It’s difficult to make a film about death that isn’t depressing, but I was hoping this one would dredge some kind of uplifting message out of the gloom. Unfortunately, it doesn’t. The picture features Annette Bening as stage and film star Gloria Grahame, who won a 1952 Best Supporting Actress Oscar for The Bad and the Beautiful but later suffered ill health and a downwardly spiraling career. I wanted to see her as a tragic figure who inspires others with her strength in difficult times, but I didn’t get that from the film, or from Bening.

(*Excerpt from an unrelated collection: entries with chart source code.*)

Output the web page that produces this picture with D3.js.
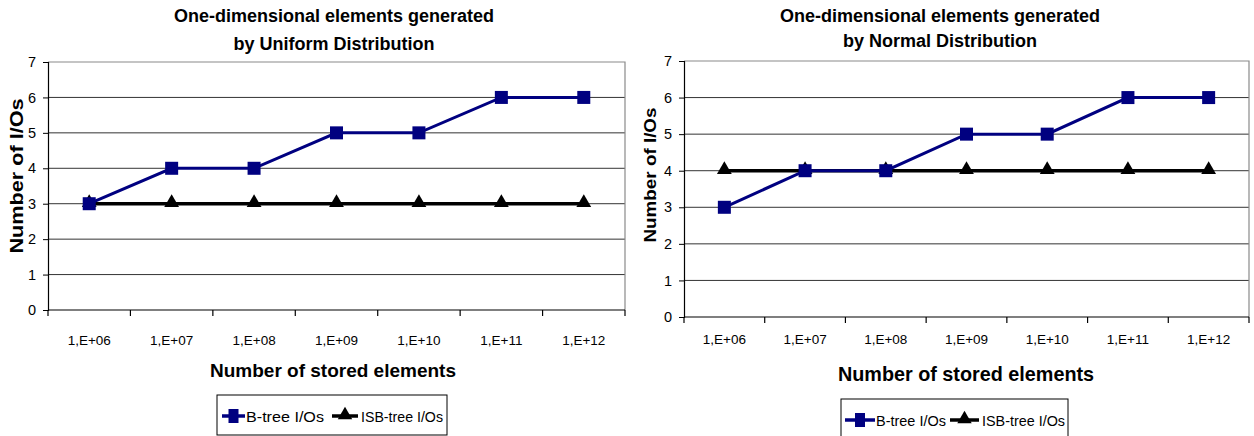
<!DOCTYPE html>
<html>
<head>
<meta charset="utf-8">
<script src="https://cdn.jsdelivr.net/npm/d3@7"></script>
<style>
	body { margin: 0; background: #fff; }
	svg text { font-family: "Liberation Sans", Arial, sans-serif; fill: #000; }
</style>
</head>
<body>
<div id="chart"></div>
<script>
var categories = ["1,E+06", "1,E+07", "1,E+08", "1,E+09", "1,E+10", "1,E+11", "1,E+12"];
var yTicks = [0, 1, 2, 3, 4, 5, 6, 7];
var uniformBtree = [3, 4, 4, 5, 5, 6, 6];
var uniformIsb = [3, 3, 3, 3, 3, 3, 3];
var normalBtree = [3, 4, 4, 5, 5, 6, 6];
var normalIsb = [4, 4, 4, 4, 4, 4, 4];
var seriesNames = ["B-tree I/Os", "ISB-tree I/Os"];
var uniformTitle = ["One-dimensional elements generated", "by Uniform Distribution"];
var normalTitle = ["One-dimensional elements generated", "by Normal Distribution"];
var yTitle = "Number of I/Os";
var xTitle = "Number of stored elements";

var navy = "#000080";

var svg = d3.select("#chart").append("svg")
	.attr("width", 1254).attr("height", 436);

function drawPanel(p, btree, isb, title) {
	var g = svg.append("g");
	var x = d3.scaleBand().domain(categories).range([p.x0, p.x1]);
	var y = d3.scaleLinear().domain([0, 7]).range([p.yBot, p.yTop]);
	var cx = function (d, i) { return x(categories[i]) + x.bandwidth() / 2; };

	// gridlines
	g.selectAll(".grid").data(yTicks.slice(1, 7)).enter().append("line")
		.attr("x1", p.x0).attr("x2", p.x1)
		.attr("y1", function (d) { return y(d); }).attr("y2", function (d) { return y(d); })
		.attr("stroke", "#333").attr("stroke-width", 1);

	// top and right border
	g.append("path")
		.attr("d", "M" + p.x0 + "," + y(7) + "H" + p.x1 + "V" + y(0))
		.attr("fill", "none").attr("stroke", "#8a8a8a").attr("stroke-width", 1.2);

	// y axis
	var yAxis = g.append("g").attr("transform", "translate(" + p.x0 + ",0)")
		.call(d3.axisLeft(y).tickValues(yTicks).tickSize(5).tickPadding(7).tickFormat(d3.format("d")));
	yAxis.select(".domain").attr("stroke", "#000").attr("stroke-width", 1.2);
	yAxis.selectAll("text").style("font-size", "14.5px").attr("fill", "#000");

	// x axis: line, ticks at band edges, labels at band centres
	g.append("line").attr("x1", p.x0).attr("x2", p.x1)
		.attr("y1", y(0)).attr("y2", y(0)).attr("stroke", "#000").attr("stroke-width", 1.2);
	var edges = categories.map(function (c) { return x(c); }).concat([p.x1]);
	g.selectAll(".xtick").data(edges).enter().append("line")
		.attr("x1", function (d) { return d; }).attr("x2", function (d) { return d; })
		.attr("y1", y(0)).attr("y2", y(0) + 6)
		.attr("stroke", "#000").attr("stroke-width", 1.2);
	g.selectAll(".xlabel").data(categories).enter().append("text")
		.attr("x", function (d) { return x(d) + x.bandwidth() / 2; })
		.attr("y", p.tickY)
		.attr("text-anchor", "middle").style("font-size", "13.5px")
		.text(function (d) { return d; });

	// ISB-tree line + triangles
	var line = d3.line().x(cx).y(function (d) { return y(d); });
	g.append("path").datum(isb).attr("d", line)
		.attr("fill", "none").attr("stroke", "#000").attr("stroke-width", 3.5);
	g.selectAll(".tri").data(isb).enter().append("path")
		.attr("d", d3.symbol().type(d3.symbolTriangle).size(95))
		.attr("transform", function (d, i) { return "translate(" + cx(d, i) + "," + (y(d) - 1) + ")"; })
		.attr("fill", "#000");

	// B-tree line + squares
	g.append("path").datum(btree).attr("d", line)
		.attr("fill", "none").attr("stroke", navy).attr("stroke-width", 3);
	g.selectAll(".sq").data(btree).enter().append("rect")
		.attr("x", function (d, i) { return cx(d, i) - 6.5; })
		.attr("y", function (d) { return y(d) - 6.5; })
		.attr("width", 13).attr("height", 13)
		.attr("fill", navy);

	// titles
	g.selectAll(".title").data(title).enter().append("text")
		.attr("x", p.titleX).attr("y", function (d, i) { return p.titleY[i]; })
		.attr("text-anchor", "middle").style("font-size", "18px").style("font-weight", "bold")
		.text(function (d) { return d; });

	g.append("text")
		.attr("transform", "translate(" + p.ylabX + "," + p.ylabY + ") rotate(-90)")
		.attr("text-anchor", "middle").style("font-size", p.ylabSize).style("font-weight", "bold")
		.attr("textLength", p.ylabLen).attr("lengthAdjust", "spacingAndGlyphs")
		.text(yTitle);

	g.append("text").attr("x", p.xtitleX).attr("y", p.xtitleY)
		.attr("text-anchor", "middle").style("font-size", p.xtitleSize).style("font-weight", "bold")
		.text(xTitle);

	// legend
	var L = p.legend;
	var lg = g.append("g");
	lg.append("rect").attr("x", L.x).attr("y", L.y).attr("width", L.w).attr("height", L.h)
		.attr("fill", "#fff").attr("stroke", "#000").attr("stroke-width", 1);
	var ly = L.y + L.h / 2 + 1;
	lg.append("line").attr("x1", L.s1[0]).attr("x2", L.s1[1]).attr("y1", ly).attr("y2", ly)
		.attr("stroke", navy).attr("stroke-width", 3.5);
	lg.append("rect").attr("x", (L.s1[0] + L.s1[1]) / 2 - 5).attr("y", ly - 7)
		.attr("width", 10).attr("height", 14).attr("fill", navy);
	lg.append("text").attr("x", L.t1).attr("y", ly + 5.5).style("font-size", "15px")
		.attr("textLength", L.w1).attr("lengthAdjust", "spacingAndGlyphs")
		.text(seriesNames[0]);
	lg.append("line").attr("x1", L.s2[0]).attr("x2", L.s2[1]).attr("y1", ly).attr("y2", ly)
		.attr("stroke", "#000").attr("stroke-width", 3.5);
	lg.append("path").attr("d", d3.symbol().type(d3.symbolTriangle).size(90))
		.attr("transform", "translate(" + (L.s2[0] + L.s2[1]) / 2 + "," + (ly - 1) + ")").attr("fill", "#000");
	lg.append("text").attr("x", L.t2).attr("y", ly + 5.5).style("font-size", "15px")
		.attr("textLength", L.w2).attr("lengthAdjust", "spacingAndGlyphs")
		.text(seriesNames[1]);
}

drawPanel({
	x0: 48, x1: 625, yTop: 62, yBot: 310,
	titleX: 334, titleY: [22, 50],
	ylabX: 23, ylabY: 176, ylabSize: "19px", ylabLen: 155,
	tickY: 345, xtitleX: 333, xtitleY: 377, xtitleSize: "19px",
	legend: { x: 217, y: 395, w: 230, h: 40, s1: [222, 245], t1: 246, w1: 78, s2: [332, 358], t2: 361, w2: 82 }
}, uniformBtree, uniformIsb, uniformTitle);

drawPanel({
	x0: 684, x1: 1249, yTop: 61, yBot: 317,
	titleX: 940, titleY: [22, 47],
	ylabX: 656, ylabY: 175, ylabSize: "17px", ylabLen: 135,
	tickY: 344, xtitleX: 966, xtitleY: 381, xtitleSize: "19.8px",
	legend: { x: 841, y: 399, w: 227, h: 40, s1: [845, 875], t1: 876, w1: 70, s2: [950, 979], t2: 982, w2: 83 }
}, normalBtree, normalIsb, normalTitle);
</script>
</body>
</html>
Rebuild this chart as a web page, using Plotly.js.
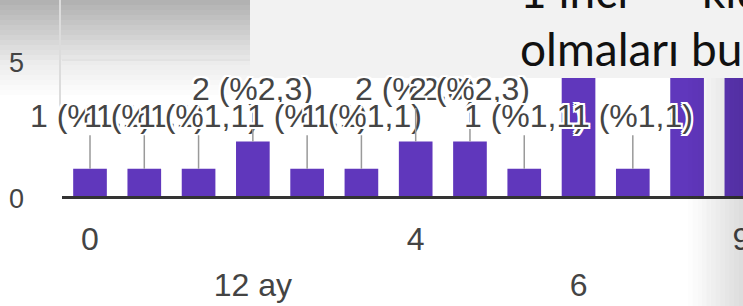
<!DOCTYPE html>
<html><head><meta charset="utf-8">
<script src="https://cdn.plot.ly/plotly-3.0.1.min.js"></script>
<style>html,body{margin:0;padding:0;background:#fff;overflow:hidden}</style>
</head><body><div id="chart" style="width:743px;height:306px"></div>
<script>
// ---- data ----
const categories = ["0","1","10","12 ay","2","3","4","5","5 ay","6","7","8","9"];
const counts     = [1, 1, 1, 2, 1, 1, 2, 2, 1, 9, 1, 7, 8];
const percents   = ["1,1","1,1","1,1","2,3","1,1","1,1","2,3","2,3","1,1","10,3","1,1","8","9,2"];
const row1Ticks  = ["0","4","9"];
const row2Ticks  = ["12 ay","6"];
const yTicks     = [0, 5];
const headerLine1 = "1 inci  –  kıdem";
const headerLine2 = "olmaları bu";

// ---- geometry helpers (pixel -> paper) ----
const W = 743, H = 306, L = 62, R = 743, T = 0, B = 196;
const px = x => (x - L) / (R - L);
const py = y => (B - y) / (B - T);
function lerp(a, b, t) { return Math.round(a + (b - a) * t); }
function vGrad(x0, x1, y0, y1, c0, c1, n, layer) {
  const out = [];
  for (let i = 0; i < n; i++) {
    const t = i / (n - 1);
    const ya = y0 + (y1 - y0) * i / n, yb = y0 + (y1 - y0) * (i + 1) / n;
    const g = lerp(c0, c1, t);
    out.push({type:'rect', xref:'paper', yref:'paper', x0:px(x0), x1:px(x1), y0:py(yb), y1:py(ya),
      fillcolor:`rgb(${g},${g},${g})`, line:{width:0}, layer:layer});
  }
  return out;
}
function hGradAlpha(x0, x1, y0, y1, a0, a1, n) {
  const out = [];
  for (let i = 0; i < n; i++) {
    const xa = x0 + (x1 - x0) * i / n, xb = x0 + (x1 - x0) * (i + 1) / n;
    const a = a0 + (a1 - a0) * (i + 0.5) / n;
    out.push({type:'rect', xref:'paper', yref:'paper', x0:px(xa), x1:px(xb), y0:py(y1), y1:py(y0),
      fillcolor:`rgba(0,0,0,${a.toFixed(3)})`, line:{width:0}, layer:'above'});
  }
  return out;
}

const shapes = [];
shapes.push(...vGrad(0, 250, 0, 60, 178, 230, 12, 'below'));
shapes.push(...vGrad(0, 250, 60, 100, 236, 255, 8, 'below'));
shapes.push({type:'line', xref:'paper', yref:'paper', x0:px(60), x1:px(60), y0:py(131), y1:py(0),
  line:{color:'#dcdcdc', width:2}, layer:'below'});
shapes.push({type:'rect', xref:'paper', yref:'paper', x0:px(250), x1:px(743), y0:py(78), y1:py(0),
  fillcolor:'#f2f2f2', line:{width:0}, layer:'above'});
shapes.push(...hGradAlpha(688, 743, 78, 306, 0, 0.14, 12));

const labelFont = {family:'Liberation Sans, Arial, sans-serif', size:32, color:'#454545',
  shadow:'2px 0 0 #fff, -2px 0 0 #fff, 0 2px 0 #fff, 0 -2px 0 #fff, 2px 2px 0 #fff, -2px -2px 0 #fff, 2px -2px 0 #fff, -2px 2px 0 #fff'};

const annotations = [];
categories.forEach((c, i) => {
  if (counts[i] < 4) {
    annotations.push({x:i, y:counts[i], xref:'x', yref:'y',
      text:`${counts[i]} (%${percents[i]})`, showarrow:true, arrowhead:0, arrowwidth:1.5,
      arrowcolor:'#9a9a9a', ax:0, ay:-53, standoff:0, font:labelFont});
  }
});
const headFont = {family:'Lato, sans-serif', size:46, color:'#111'};
annotations.push({xref:'paper', yref:'paper', x:px(518), y:py(-39), xanchor:'left', yanchor:'top',
  text:headerLine1, showarrow:false, font:headFont});
annotations.push({xref:'paper', yref:'paper', x:px(518), y:py(19), xanchor:'left', yanchor:'top',
  text:headerLine2, showarrow:false, font:headFont});

const xr = [-0.516, 12.03];
const tickFontX = {family:'Liberation Sans, Arial, sans-serif', size:32, color:'#444'};

const traces = [
  {type:'bar', x:categories, y:counts, xaxis:'x', yaxis:'y',
   marker:{color:'#6037bc'}, hoverinfo:'skip', showlegend:false},
  {type:'scatter', mode:'markers', x:categories, y:counts, xaxis:'x2', yaxis:'y',
   marker:{opacity:0}, hoverinfo:'skip', showlegend:false}
];

const layout = {
  width:W, height:H,
  margin:{l:L, r:W - R, t:T, b:H - B, pad:0},
  paper_bgcolor:'#ffffff', plot_bgcolor:'rgba(0,0,0,0)',
  bargap:0.38, showlegend:false,
  xaxis:{type:'category', categoryorder:'array', categoryarray:categories, range:xr,
    tickmode:'array', tickvals:row1Ticks, ticktext:row1Ticks, ticks:'', showgrid:false,
    showline:true, linecolor:'#333', linewidth:2.5, zeroline:false,
    tickfont:tickFontX, ticklabelstandoff:13, fixedrange:true},
  xaxis2:{type:'category', categoryorder:'array', categoryarray:categories, range:xr,
    overlaying:'x', anchor:'y', side:'bottom',
    tickmode:'array', tickvals:row2Ticks, ticktext:row2Ticks, ticks:'', showgrid:false,
    showline:false, zeroline:false, tickfont:tickFontX, ticklabelstandoff:67, fixedrange:true},
  yaxis:{range:[0, (B - T) / 27.2], tickmode:'array', tickvals:yTicks, ticks:'',
    showgrid:true, gridcolor:'#e2e2e2', gridwidth:1.5, zeroline:false, showline:false,
    tickfont:{family:'Liberation Sans, Arial, sans-serif', size:27, color:'#444'},
    ticklabelstandoff:37, ticklabelshift:3, fixedrange:true},
  shapes:shapes,
  annotations:annotations
};
Plotly.newPlot('chart', traces, layout, {displayModeBar:false, staticPlot:true});
</script></body></html>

The story, based on Peter Turner’s memoir of the same name, examines Gloria’s life in the late ‘70s and early ‘80s. She has beaten cancer once, but it returns. While living in Liverpool, England, she meets Peter (Jamie Bell), and they fall in love despite a large age gap. Later, he takes care of her as her health fails. Bell’s turn as Peter is sympathetic and natural, but Bening’s portrayal of Gloria’s neediness and childish ego is grating.

There was one moment toward the end of the film that moved me. Gloria has told Peter that she regrets never acting in Shakespeare’s Romeo and Juliet, so near the end of her life, he arranges a visit to an empty theater where they recite some of the play’s famous lines. The rest of the film, however, doesn’t strike the emotional chord it needs to.

SHOULD YOU SEE IT? No, it doesn’t deliver the goods.— J.J.